If you become sick, then who will take care of your parents. There is help though. Just look up DSS. They are great and can help with almost anything.
Also, don't forget to keep up with your favorite activities. That is very important. Go see a therapist if you have to. Someone who will listen and be able to give you help. That is what I am doing. It helps to have someone less, and not judge you. Plus, you need to get help. You can't do it allow. Trust me; been there, done that. I became burnt out and am almost there again.
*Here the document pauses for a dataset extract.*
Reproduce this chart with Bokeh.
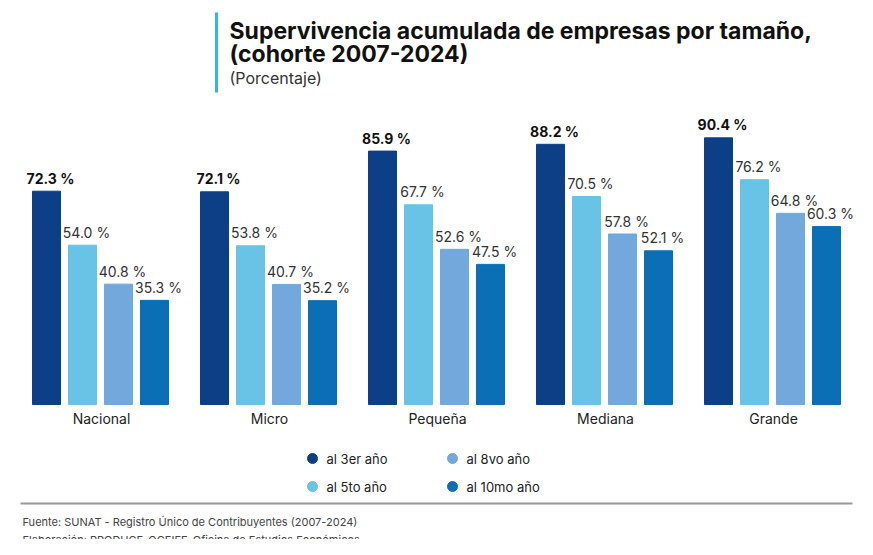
from bokeh.plotting import figure
from bokeh.models import Range1d, Label
from bokeh.embed import file_html
from bokeh.resources import INLINE

categories = ["Nacional", "Micro", "Pequeña", "Mediana", "Grande"]
series = ["al 3er año", "al 5to año", "al 8vo año", "al 10mo año"]
v3 = [72.3, 72.1, 85.9, 88.2, 90.4]
v5 = [54.0, 53.8, 67.7, 70.5, 76.2]
v8 = [40.8, 40.7, 52.6, 57.8, 64.8]
v10 = [35.3, 35.2, 47.5, 52.1, 60.3]
colors = ["#0d3f86", "#69c3e6", "#72a8dc", "#0b6fb6"]

W, H = 857, 539
PX = 2.95  # px per unit
BASE = 135  # screen px of baseline
p = figure(width=W, height=H, output_backend="svg", toolbar_location=None,
           x_range=Range1d(0, W), y_range=Range1d(-BASE / PX, (H - BASE) / PX),
           min_border=0, outline_line_color=None)
p.axis.visible = False
p.grid.visible = False
FONT = "Inter"

def sx(px): return px
def sy(py): return 539 - py
def dy(py): return (sy(py) - BASE) / PX

group_start = [32 + 168 * i for i in range(5)]
for k, vals in enumerate([v3, v5, v8, v10]):
    xs = [g + 14 + 36 * k for g in group_start]
    p.vbar(x=xs, top=vals, bottom=0, width=28, color=colors[k])
    for x, v in zip(xs, vals):
        p.add_layout(Label(x=x + 4, y=v + 1.5, text=f"{v:.1f} %", text_align="center",
                           text_baseline="bottom", text_font=FONT, text_font_size="14px",
                           text_font_style="bold" if k == 0 else "normal",
                           text_color="#111" if k == 0 else "#333"))
for g, c in zip(group_start, categories):
    p.add_layout(Label(x=g + 69, y=-14 / PX, text=c, text_align="center",
                       text_baseline="middle", text_font=FONT, text_font_size="14px",
                       text_color="#222"))

# title
p.segment(x0=[216], x1=[216], y0=[dy(12)], y1=[dy(92)], line_color="#33b5dc", line_width=3)
for t, py, sz, st in [("Supervivencia acumulada de empresas por tamaño,", 30, "23px", "bold"),
                      ("(cohorte 2007-2024)", 53, "23px", "bold"),
                      ("(Porcentaje)", 77, "16px", "normal")]:
    p.add_layout(Label(x=sx(229), y=sy(py), x_units="screen", y_units="screen", text=t,
                       text_baseline="middle", text_font=FONT, text_font_size=sz,
                       text_font_style=st, text_color="#111" if st == "bold" else "#333"))

# legend
pos = {0: (312, 458), 1: (312, 486), 2: (452, 458), 3: (452, 486)}
for k in range(4):
    px, py = pos[k]
    p.scatter(x=[px], y=[dy(py)], size=10, color=colors[k])
    p.add_layout(Label(x=sx(px + 14), y=sy(py), x_units="screen", y_units="screen",
                       text=series[k], text_baseline="middle", text_font=FONT,
                       text_font_size="13px", text_color="#222"))

p.segment(x0=[20], x1=[852], y0=[dy(503)], y1=[dy(503)], line_color="#9a9a9a", line_width=2)
for t, py in [("Fuente: SUNAT - Registro Único de Contribuyentes (2007-2024)", 521),
              ("Elaboración: PRODUCE-OGEIEE-Oficina de Estudios Económicos", 539)]:
    p.add_layout(Label(x=sx(22), y=sy(py), x_units="screen", y_units="screen", text=t,
                       text_baseline="middle", text_font=FONT, text_font_size="11px",
                       text_color="#444"))

open("out.html", "w").write(file_html(p, INLINE))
You need to have a journal to write down what you are feeling. Look for support groups. Know how awesome you are for Caregiving for 2 parents. It is a very hard job. But, it is very rewarding. I have learned so much patience and kindness. My mother had a stroke and is disabled. My father has Dementia, and his organs are starting to shut down.
It came to a decision that I seriously had to think about. So, I did something that broke my heart. I choose to grant my Dad's dying wish. I sent him to his family in WA State. It was the hardest decision of my life. He was so miserable, and wanted to see his family again. He was with me and my mom 1500 miles away from his family. Knowing that it would be the last time I hugged my Dad; really affected me; but in the end I knew I had made the right choice.
I fought my siblings every step of the way, and finally got my mom to realize how happy he would be. He has since gained weight, everything is stable, and he Skypes my mom all the time.
In the end, we only get our parents for a certain time; so enjoy what time you have left. Listen to what they want, and make sure to become POA. It is very important. I have and will always follow through on what my parents asked for.
Think on how you would want to be treated.
Good Luck, and God Bless you for the awesome job you are doing. Hang in there.